Emendas contra a maquiagem
O governo federal poderá ser impedido de recorrer às mágicas da contabilidade criativa para fechar suas contas, no fim do próximo ano, se o Congresso aprovar as emendas ao projeto da Lei de Diretrizes Orçamentárias (LDO) apresentadas pelo senador Pedro Taques (PDT-MT) e incluídas no relatório da Comissão de Assuntos Econômicos do Senado (CAE). A equipe econômica tem recorrido a esses truques, denunciados pela imprensa e condenados por especialistas, na tentativa de maquiar um balanço fiscal em deterioração. Só com artifícios desse tipo as autoridades conseguiram, no ano passado, apresentar suas contas como se houvessem economizado o suficiente para alcançar o prometido superávit primário. Esse é o dinheiro destinado ao pagamento dos juros da dívida pública ou de uma parte, pelo menos, desses encargos.
Neste ano, o governo tentou ampliar a bateria de truques, mas todos foram denunciados. É fácil de entender esse esforço, quando as autoridades tentam ao mesmo tempo manter a gastança e conceder benefícios fiscais a setores selecionados, enquanto a estagnação da economia dificulta a arrecadação de impostos e contribuições.
As desonerações deveriam, segundo o discurso oficial, favorecer a reativação dos negócios, mas os fatos até agora contrariaram essa expectativa. Em vez de reconhecer o fracasso de sua estratégia e mudar de rumo para reconquistar a confiança de empresários, investidores e consumidores, o governo decidiu insistir nos erros e nos truques já amplamente conhecidos e desmoralizados.
As propostas apresentadas pelo senador Pedro Taques e acatadas pelo relator Francisco Dornelles (PP-RJ) foram convertidas em emendas da comissão. Se incluídas no projeto da LDO, proibirão, entre outras manobras, a emissão de títulos para antecipação de recursos devidos por estatais ou fundos públicos ou para adiantar o recebimento de dividendos ou juros sobre o capital de empresas controladas pela União.
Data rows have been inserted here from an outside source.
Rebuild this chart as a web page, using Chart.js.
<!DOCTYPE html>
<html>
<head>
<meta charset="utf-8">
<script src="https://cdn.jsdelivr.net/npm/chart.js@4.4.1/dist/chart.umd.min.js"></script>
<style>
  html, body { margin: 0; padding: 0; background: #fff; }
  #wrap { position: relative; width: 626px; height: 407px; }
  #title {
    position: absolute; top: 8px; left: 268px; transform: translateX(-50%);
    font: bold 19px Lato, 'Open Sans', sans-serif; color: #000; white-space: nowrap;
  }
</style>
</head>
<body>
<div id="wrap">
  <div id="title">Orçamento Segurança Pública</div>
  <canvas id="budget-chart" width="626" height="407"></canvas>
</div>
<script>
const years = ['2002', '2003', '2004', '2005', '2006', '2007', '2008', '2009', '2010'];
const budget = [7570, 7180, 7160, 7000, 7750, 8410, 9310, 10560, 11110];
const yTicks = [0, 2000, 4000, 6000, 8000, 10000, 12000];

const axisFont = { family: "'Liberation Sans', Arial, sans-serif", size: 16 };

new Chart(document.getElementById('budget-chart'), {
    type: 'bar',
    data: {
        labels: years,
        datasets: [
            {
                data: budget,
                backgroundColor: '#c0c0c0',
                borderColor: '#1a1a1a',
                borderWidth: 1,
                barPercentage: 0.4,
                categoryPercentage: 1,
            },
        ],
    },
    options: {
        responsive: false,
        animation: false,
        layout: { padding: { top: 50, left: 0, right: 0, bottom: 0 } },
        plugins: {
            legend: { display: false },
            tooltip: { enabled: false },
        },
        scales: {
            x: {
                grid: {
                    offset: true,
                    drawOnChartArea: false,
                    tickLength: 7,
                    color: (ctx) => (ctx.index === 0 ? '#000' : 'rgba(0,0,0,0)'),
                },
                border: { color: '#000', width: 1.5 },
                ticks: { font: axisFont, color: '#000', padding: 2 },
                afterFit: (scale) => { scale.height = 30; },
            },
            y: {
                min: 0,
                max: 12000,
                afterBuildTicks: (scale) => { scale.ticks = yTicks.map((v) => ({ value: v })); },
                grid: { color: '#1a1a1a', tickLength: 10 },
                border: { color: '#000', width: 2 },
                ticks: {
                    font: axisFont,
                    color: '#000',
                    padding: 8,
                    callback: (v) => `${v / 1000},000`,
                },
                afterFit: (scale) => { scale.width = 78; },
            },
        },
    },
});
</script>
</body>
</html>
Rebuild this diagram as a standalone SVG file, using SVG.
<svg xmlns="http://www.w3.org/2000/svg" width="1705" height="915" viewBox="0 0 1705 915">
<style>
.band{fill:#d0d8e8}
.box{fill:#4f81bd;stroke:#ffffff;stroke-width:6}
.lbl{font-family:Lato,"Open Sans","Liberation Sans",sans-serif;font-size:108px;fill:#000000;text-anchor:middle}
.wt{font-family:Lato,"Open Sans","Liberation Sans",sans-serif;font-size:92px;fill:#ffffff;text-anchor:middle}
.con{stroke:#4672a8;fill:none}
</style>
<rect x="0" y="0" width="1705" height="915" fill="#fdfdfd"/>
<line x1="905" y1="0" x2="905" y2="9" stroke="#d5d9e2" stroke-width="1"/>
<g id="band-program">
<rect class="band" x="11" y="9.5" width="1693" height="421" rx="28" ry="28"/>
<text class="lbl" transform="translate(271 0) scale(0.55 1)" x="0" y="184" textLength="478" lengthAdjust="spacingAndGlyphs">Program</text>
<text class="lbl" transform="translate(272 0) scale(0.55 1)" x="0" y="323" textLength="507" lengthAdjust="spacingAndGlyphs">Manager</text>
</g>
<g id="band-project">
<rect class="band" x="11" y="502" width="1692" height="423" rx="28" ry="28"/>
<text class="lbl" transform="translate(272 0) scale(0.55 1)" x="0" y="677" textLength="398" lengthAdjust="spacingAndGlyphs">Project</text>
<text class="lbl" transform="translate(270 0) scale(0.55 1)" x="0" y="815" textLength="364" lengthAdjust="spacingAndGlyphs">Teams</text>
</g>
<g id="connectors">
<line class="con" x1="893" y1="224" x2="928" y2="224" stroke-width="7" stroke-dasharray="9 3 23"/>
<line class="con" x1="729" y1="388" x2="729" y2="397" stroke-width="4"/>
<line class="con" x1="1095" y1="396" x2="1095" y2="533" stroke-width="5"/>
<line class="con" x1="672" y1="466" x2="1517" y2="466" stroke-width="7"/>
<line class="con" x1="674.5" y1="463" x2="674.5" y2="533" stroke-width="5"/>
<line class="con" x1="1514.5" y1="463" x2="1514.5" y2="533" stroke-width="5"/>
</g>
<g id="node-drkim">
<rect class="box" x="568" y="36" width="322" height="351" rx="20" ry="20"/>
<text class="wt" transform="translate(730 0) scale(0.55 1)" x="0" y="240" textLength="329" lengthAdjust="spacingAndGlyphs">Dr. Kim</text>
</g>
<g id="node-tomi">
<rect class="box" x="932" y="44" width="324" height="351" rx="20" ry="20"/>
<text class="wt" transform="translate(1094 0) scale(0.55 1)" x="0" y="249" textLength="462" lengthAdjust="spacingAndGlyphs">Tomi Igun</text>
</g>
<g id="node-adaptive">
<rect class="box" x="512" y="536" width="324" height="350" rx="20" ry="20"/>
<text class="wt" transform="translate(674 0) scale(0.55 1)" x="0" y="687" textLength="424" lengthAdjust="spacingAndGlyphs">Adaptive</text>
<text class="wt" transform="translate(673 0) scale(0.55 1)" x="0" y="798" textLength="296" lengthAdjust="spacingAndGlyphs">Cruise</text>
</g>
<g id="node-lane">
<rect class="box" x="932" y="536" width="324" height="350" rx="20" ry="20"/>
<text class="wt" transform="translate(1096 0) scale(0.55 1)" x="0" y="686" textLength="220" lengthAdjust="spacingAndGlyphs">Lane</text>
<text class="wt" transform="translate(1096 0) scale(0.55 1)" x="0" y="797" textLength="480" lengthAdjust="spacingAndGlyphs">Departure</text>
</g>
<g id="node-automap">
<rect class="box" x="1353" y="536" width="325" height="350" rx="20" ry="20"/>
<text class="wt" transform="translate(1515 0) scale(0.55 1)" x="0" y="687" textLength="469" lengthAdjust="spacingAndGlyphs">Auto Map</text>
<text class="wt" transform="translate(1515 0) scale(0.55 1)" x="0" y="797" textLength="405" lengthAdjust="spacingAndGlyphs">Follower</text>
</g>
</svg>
Com o desequilíbrio crescente de suas finanças, o governo se tornou mais dependente de dividendos pagos pelas estatais para fechar seu balanço. Além disso, passou a recorrer à antecipação de recursos, sacando contra o faturo e transferindo problemas para os exercícios seguintes, numa inegável exibição de irresponsabilidade.
Mas a contabilidade criativa é dinâmica. Neste ano o Ministério da Fazenda anunciou a, intenção de antecipar o desconto de recebíveis de Itaipu. Para converter esses ativos em dinheiro o Tesouro deveria emitir papéis da dívida pública. Diante das críticas, o governo recuou, mas sem reconhecer a inconveniência de seu plano.
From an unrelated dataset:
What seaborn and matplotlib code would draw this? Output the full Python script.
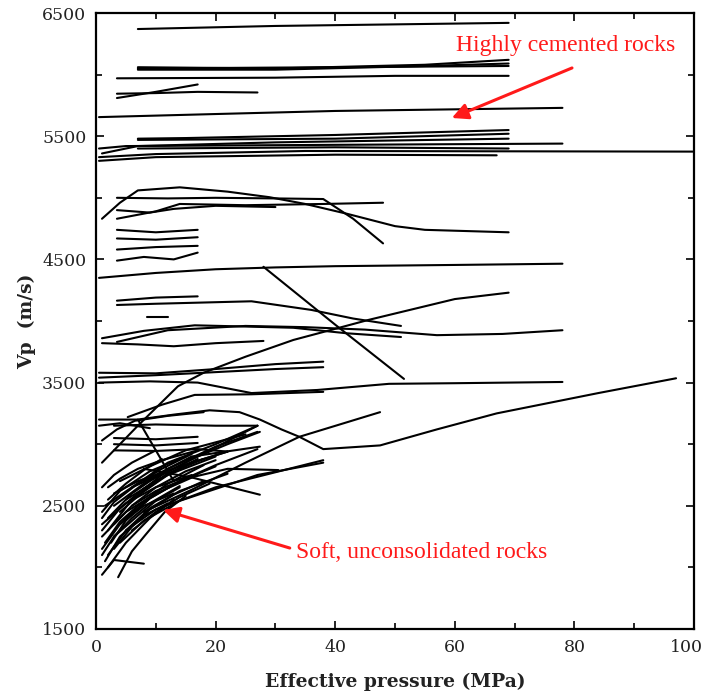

A emissão de papéis para antecipação de dividendos é, segundo o senador Pedro Taques, um mecanismo para. “mascarar como receitas de um exercício” aquelas pertencentes, pelo princípio da competência, a um exercício seguinte. A prática da antecipação foi por ele descrita como “operação exótica”.
As inovações propostas pelo senador também obrigam o governo a incluir no Orçamento o valor dos títulos entregues pelo Tesouro a empresas estatais, bancos públicos e outras entidades federais. O Executivo deixa a essas entidades a tarefa de negociar esses títulos no mercado para convertê-los em dinheiro, mas, na prática, o Tesouro já se endividou ao emitir os papéis. A emenda forçará o governo a reconhecer esse endividamento.
O relatório da CAE é só um passo para as mudanças. Há outras etapas até a votação pelo plenário do Congresso. Depois, o projeto ainda será submetido à Presidência da República e estará sujeito a vetos. Será preciso apressar os processos, porque o Executivo deverá basear-se na LDO para concluir até o fim do mês a proposta do Orçamento-Geral da União para 2014.
Os congressistas deveriam ter aprovado a LDO há mais de um mês. Mas ainda poderão demonstrar um respeitável interesse pelas finanças públicas, se aprovarem as emendas contra a contabilidade criativa. Sem muito espaço para mágicas, talvez o governo seja forçado a cuidar de suas contas com um pouco mais de seriedade.